Getting Financing in Order

There’s nothing worse than finding the home of your dreams only to discover that it’s just slightly out of your price range, or that small changes in your financial habits made a few months ago would have made the property within your purchase power… Getting your financing in order early on is very important.


Finding a lender that will work for you and your unique situation is a crucial first step in homeownership. Each lender is slightly different, and you are encouraged to interview several, also known as Mortgage Shopping. Finding the lowest rates, and the loan terms that work best for your individual financial needs will help you move forward confidently as you view properties of interest. Please refer to the Local Lender List as a resource for finding the right financing. 


Many buyers don’t realize that getting a loan can be expensive. Be sure to discuss closing costs with your lender, and if needed, make a plan early on to save for those extra expenses. Closing costs can be 2-5+% of the loan value, so understanding how this fits into your budget is a crucial step. 


Just because you’ve met with a lender, doesn’t mean you’ve been pre-approved for a loan. The lender will look over your financial situation, and can give a simple assurance that they will likely be able to get a loan for you based on the information you’ve given, were you to complete a formal loan application. It isn’t recommended that you do so until you’ve identified a property and are under contract to purchase it. In the meantime, if you’re house shopping and writing offers, your lender can give you a pre-approval letter which you can provide to your seller as part of your offer showing that you’ve done your part to assure that you can obtain financing for the purchase.

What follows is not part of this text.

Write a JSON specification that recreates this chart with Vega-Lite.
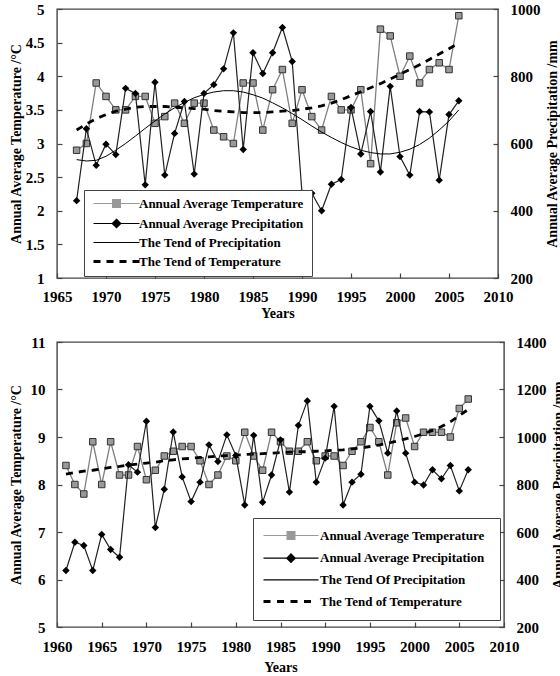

Save your down payment – Conventional Loans usually expect a 20% down payment, plus closing costs. There are some loan programs which require a smaller down payment, but having little-to-no down payment will limit your purchase power. In some cases, it can be a better financial decision to postpone a purchase for some time in order to save an appropriate down payment amount. Also, if saving isn’t an option, consider getting creative to procure your down payment. Sometimes people do side-jobs, ask for money as gifts from friends and family, start a go-fund-me or downsize and sell off their extra possessions. Ask your lender about down payment assistance programs. 

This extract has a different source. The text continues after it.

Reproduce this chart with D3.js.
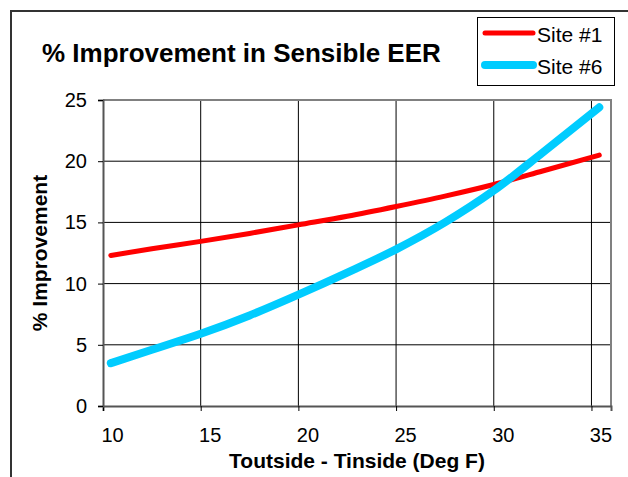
<!DOCTYPE html>
<html>
<head>
<meta charset="utf-8">
<script src="https://cdn.jsdelivr.net/npm/d3@7"></script>
<style>
  body { margin: 0; background: #fff; }
  text { font-family: "Liberation Sans", Arial, sans-serif; fill: #000; }
</style>
</head>
<body>
<div id="chart"></div>
<script>
// data
const xTicks = [10, 15, 20, 25, 30, 35];
const yTicks = [0, 5, 10, 15, 20, 25];
const deltaT = [10.4, 12.5, 15, 17.5, 20, 22.5, 25, 27.5, 30, 32.5, 35.4];
const site1 = [12.3, 12.85, 13.45, 14.1, 14.8, 15.5, 16.3, 17.15, 18.1, 19.2, 20.5];
const site6 = [3.5, 4.6, 5.9, 7.4, 9.1, 10.9, 12.8, 15.0, 17.6, 20.7, 24.4];
const seriesNames = ['Site #1', 'Site #6'];

const width = 628;
const height = 477;
const margin = { top: 100, right: 17, bottom: 71, left: 103 };

const svg = d3.select('#chart')
    .append('svg')
    .attr('width', width)
    .attr('height', height);

// outer chart frame (cropped at right/bottom)
svg.append('path')
    .attr('d', `M11,${height} V11 H${width}`)
    .attr('fill', 'none')
    .attr('stroke', '#333')
    .attr('stroke-width', 2);

const chartWidth = width - margin.left - margin.right;
const chartHeight = height - margin.top - margin.bottom;

const chart = svg.append('g')
    .attr('transform', `translate(${margin.left},${margin.top})`);

const xScale = d3.scaleLinear().domain([10, 36]).range([0, chartWidth]);
const yScale = d3.scaleLinear().domain([0, 25]).range([chartHeight, 0]);

// gridlines
chart.append('g')
    .selectAll('line')
    .data(yTicks.slice(1))
    .enter()
    .append('line')
    .attr('x1', 0).attr('x2', chartWidth)
    .attr('y1', d => yScale(d)).attr('y2', d => yScale(d))
    .attr('stroke', '#000').attr('stroke-width', 1);

chart.append('g')
    .selectAll('line')
    .data(xTicks.slice(1))
    .enter()
    .append('line')
    .attr('y1', 0).attr('y2', chartHeight)
    .attr('x1', d => xScale(d)).attr('x2', d => xScale(d))
    .attr('stroke', '#000').attr('stroke-width', 1);

// plot border (top/right gray)
chart.append('path')
    .attr('d', `M0,0 H${chartWidth} V${chartHeight}`)
    .attr('fill', 'none')
    .attr('stroke', '#808080')
    .attr('stroke-width', 2);

// axes
const xAxis = d3.axisBottom(xScale).tickValues(xTicks).tickSize(5).tickPadding(17);
chart.append('g')
    .classed('x axis', true)
    .attr('transform', `translate(0,${chartHeight})`)
    .call(xAxis);

const yAxis = d3.axisLeft(yScale).tickValues(yTicks).tickSize(5).tickPadding(11);
chart.append('g')
    .classed('y axis', true)
    .call(yAxis);

chart.selectAll('.axis .domain').attr('stroke', '#555').attr('stroke-width', 2);
chart.selectAll('.axis .tick line').attr('stroke', '#000');
chart.selectAll('.axis text')
    .style('font-size', '20px')
    .style('font-family', '"Liberation Sans", Arial, sans-serif');
chart.selectAll('.x.axis text').attr('dx', 9);

// lines
const line = vals => d3.line()
    .x((d, i) => xScale(deltaT[i]))
    .y(d => yScale(d))
    .curve(d3.curveMonotoneX)(vals);

chart.append('path')
    .attr('d', line(site1))
    .attr('fill', 'none')
    .attr('stroke', '#ff0000')
    .attr('stroke-width', 5)
    .attr('stroke-linecap', 'round');

chart.append('path')
    .attr('d', line(site6))
    .attr('fill', 'none')
    .attr('stroke', '#00ccff')
    .attr('stroke-width', 8)
    .attr('stroke-linecap', 'round');

// titles
svg.append('text')
    .attr('x', 42)
    .attr('y', 62)
    .style('font-size', '26px')
    .style('font-weight', 'bold')
    .text('% Improvement in Sensible EER');

svg.append('text')
    .attr('x', 357)
    .attr('y', 468)
    .style('font-size', '21px')
    .style('font-weight', 'bold')
    .style('text-anchor', 'middle')
    .text('Toutside - Tinside (Deg F)');

svg.append('text')
    .attr('transform', `translate(47, 253) rotate(-90)`)
    .style('font-size', '21px')
    .style('font-weight', 'bold')
    .style('text-anchor', 'middle')
    .text('% Improvement');

// legend
const legend = svg.append('g');
legend.append('rect')
    .attr('x', 477.5).attr('y', 17.5)
    .attr('width', 137).attr('height', 68)
    .attr('fill', '#fff')
    .attr('stroke', '#000')
    .attr('stroke-width', 1);

const legendColors = ['#ff0000', '#00ccff'];
const legendWidths = [5, 8];
seriesNames.forEach((name, i) => {
    const y = 33 + i * 32;
    legend.append('line')
        .attr('x1', 485).attr('x2', 533)
        .attr('y1', y).attr('y2', y)
        .attr('stroke', legendColors[i])
        .attr('stroke-width', legendWidths[i])
        .attr('stroke-linecap', 'round');
    legend.append('text')
        .attr('x', 537)
        .attr('y', y + 9)
        .style('font-size', '21px')
        .text(name);
});
</script>
</body>
</html>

Create a budget and stick to it – Creating and sticking to a budget can help you get any unruly parts of your finances in order. Sometimes buyers need to save more money than they thought they needed, and having a working budget can help a lot when sorting out the costs associated with purchasing a home. 

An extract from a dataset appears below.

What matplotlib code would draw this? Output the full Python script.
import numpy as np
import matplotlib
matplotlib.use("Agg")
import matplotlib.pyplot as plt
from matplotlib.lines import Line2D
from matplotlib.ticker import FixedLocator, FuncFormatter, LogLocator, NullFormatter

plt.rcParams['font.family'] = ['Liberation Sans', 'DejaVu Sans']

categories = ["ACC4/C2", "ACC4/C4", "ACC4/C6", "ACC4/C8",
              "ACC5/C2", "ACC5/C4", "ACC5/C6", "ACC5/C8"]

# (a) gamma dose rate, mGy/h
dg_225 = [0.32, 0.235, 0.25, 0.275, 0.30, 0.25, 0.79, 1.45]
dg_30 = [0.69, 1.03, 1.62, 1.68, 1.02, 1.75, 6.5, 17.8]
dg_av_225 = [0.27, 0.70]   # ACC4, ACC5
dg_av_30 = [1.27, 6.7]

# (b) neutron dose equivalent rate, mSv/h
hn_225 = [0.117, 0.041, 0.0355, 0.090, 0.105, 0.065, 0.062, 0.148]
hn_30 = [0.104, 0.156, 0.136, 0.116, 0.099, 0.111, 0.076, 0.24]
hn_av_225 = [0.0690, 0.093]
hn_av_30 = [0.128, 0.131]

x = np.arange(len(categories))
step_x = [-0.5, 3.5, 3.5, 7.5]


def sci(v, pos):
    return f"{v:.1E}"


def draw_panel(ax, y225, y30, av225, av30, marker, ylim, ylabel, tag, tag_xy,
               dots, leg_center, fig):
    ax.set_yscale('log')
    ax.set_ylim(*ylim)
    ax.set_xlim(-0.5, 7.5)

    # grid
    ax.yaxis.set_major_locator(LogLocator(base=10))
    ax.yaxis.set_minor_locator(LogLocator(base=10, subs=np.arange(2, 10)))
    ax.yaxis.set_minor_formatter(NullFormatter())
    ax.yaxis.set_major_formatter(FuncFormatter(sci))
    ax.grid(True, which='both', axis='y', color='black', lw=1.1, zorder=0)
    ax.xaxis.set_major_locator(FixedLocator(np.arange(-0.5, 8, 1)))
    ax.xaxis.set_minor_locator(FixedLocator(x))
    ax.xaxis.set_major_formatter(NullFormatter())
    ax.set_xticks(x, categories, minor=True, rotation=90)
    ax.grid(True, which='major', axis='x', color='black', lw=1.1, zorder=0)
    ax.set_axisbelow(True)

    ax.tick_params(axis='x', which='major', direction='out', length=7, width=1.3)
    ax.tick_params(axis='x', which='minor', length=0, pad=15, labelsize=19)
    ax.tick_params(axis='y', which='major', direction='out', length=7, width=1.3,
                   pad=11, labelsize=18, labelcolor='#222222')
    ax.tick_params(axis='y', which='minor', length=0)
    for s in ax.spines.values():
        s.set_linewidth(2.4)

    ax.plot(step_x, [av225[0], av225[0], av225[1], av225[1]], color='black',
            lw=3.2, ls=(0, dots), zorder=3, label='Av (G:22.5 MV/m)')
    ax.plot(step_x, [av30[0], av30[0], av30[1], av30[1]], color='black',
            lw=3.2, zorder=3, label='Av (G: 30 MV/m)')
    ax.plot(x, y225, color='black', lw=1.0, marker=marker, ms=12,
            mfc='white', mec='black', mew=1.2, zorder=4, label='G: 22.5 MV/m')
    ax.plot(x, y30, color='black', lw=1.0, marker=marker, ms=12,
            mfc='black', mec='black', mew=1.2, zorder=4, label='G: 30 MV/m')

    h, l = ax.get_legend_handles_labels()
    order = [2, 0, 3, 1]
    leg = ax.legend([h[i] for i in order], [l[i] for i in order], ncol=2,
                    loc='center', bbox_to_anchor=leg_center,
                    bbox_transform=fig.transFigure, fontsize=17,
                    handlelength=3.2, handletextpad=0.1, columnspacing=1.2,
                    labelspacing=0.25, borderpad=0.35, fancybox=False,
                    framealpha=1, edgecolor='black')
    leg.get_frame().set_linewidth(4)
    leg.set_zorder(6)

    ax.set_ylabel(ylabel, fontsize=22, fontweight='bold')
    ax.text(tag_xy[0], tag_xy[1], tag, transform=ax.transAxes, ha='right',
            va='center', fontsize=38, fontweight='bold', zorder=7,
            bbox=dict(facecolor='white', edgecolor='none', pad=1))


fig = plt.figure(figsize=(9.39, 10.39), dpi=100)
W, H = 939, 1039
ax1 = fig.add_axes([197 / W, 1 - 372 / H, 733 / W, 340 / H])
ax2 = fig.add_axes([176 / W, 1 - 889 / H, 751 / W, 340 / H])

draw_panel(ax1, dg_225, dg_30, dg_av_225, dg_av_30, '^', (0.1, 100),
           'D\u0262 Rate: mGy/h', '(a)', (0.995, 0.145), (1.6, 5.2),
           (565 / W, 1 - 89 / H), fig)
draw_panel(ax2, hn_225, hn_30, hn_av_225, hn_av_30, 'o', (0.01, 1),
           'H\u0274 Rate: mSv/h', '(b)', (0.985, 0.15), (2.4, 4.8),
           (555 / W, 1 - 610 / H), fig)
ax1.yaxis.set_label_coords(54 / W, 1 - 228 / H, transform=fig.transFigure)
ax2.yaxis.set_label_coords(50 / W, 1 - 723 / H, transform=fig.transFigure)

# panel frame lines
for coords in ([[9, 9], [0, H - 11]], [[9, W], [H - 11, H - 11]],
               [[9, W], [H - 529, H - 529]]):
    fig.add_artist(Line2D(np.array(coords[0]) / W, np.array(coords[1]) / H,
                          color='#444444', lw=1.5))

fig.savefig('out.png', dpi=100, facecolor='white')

Pay off your debts – If you have debt, it’s important to know that it’s still possible to get a loan, but paying off those debts is one way to increase your credit score, and make your loan application look more attractive to lenders. 

Get your paperwork in order – Having your tax returns, name documentation, income information and other relevant documents at hand and ready to share with your lender will help expedite the process. When you call for an appointment, ask the lender what paperwork they’d like you to bring when you come. 

Think about what your AFTER-closing/move-in expenses will be – Wether it’s simply the cost of a moving van or if it’s the costs of repairs that you want to complete prior to moving in, knowing your after- purchase costs will help you stay in control of your financial situation. You can include these items in your budget, which can help you create a moving timeline, or in some cases, will help you realize that the house you thought was perfect, might actually be financially out of your range. 

Find mortgage calculators online and learn how to use them – You can make estimations by using online mortgage calculators which will factor in all the various costs and give you an idea of what your overall purchasing power is, or what your monthly payment would be. 


Being out of touch with your credit score – Chances are that if you don’t know what your credit score is, it might not be good enough to get you a loan. One of the first steps in being sure you can secure financing is to demonstrate credit worthiness. Take the time to look up your score online. Many companies provide this as a free service to their customers. You can talk with a financial advisor, or browse the web for resources on how to best maintain a healthy credit score.

Applying for mortgages over a long period of time – Too many inquiries into your credit score can negatively affect it. Each time a lender creates an official mortgage application, your credit score might suffer, and if you’re shopping for the right loan, doing so over a period of 2-5 weeks should protect you from this pitfall. 

Opening new lines of credit at this time – Each time you apply for credit, the lending institution makes a formal inquiry into your credit score, and as mentioned above, too many inquiries can have a negative effect. Often, buyers are interested in new lines of credit as a source for funding renovations or touch-ups for their new home, which can be a good option, but it’s best to wait until after your Escrow has closed! 

Maxing out existing credit lines – Your existing lines of credit and the debt they carry are part of an application for any financing you are or will be seeking for the purchase of your home. Keeping your balances low, or at zero is ideal. 

Buying a house you love today that might not be the best choice for tomorrow – When looking at properties, first-time buyers are often unaware of hidden costs in a house for sale. Familiarize yourself with the basic up-keep of a house and the long-term expenses and deferred maintenance that can affect your property’s longevity and long-term value. Items to look at in this category would be:

* Upgrades like double paned windows, appliances, fixtures or finishings

* Age/Condition of Wiring, Plumbing, Fencing, Roofing, Flooring, Heating Systems, Septic Systems, Etc.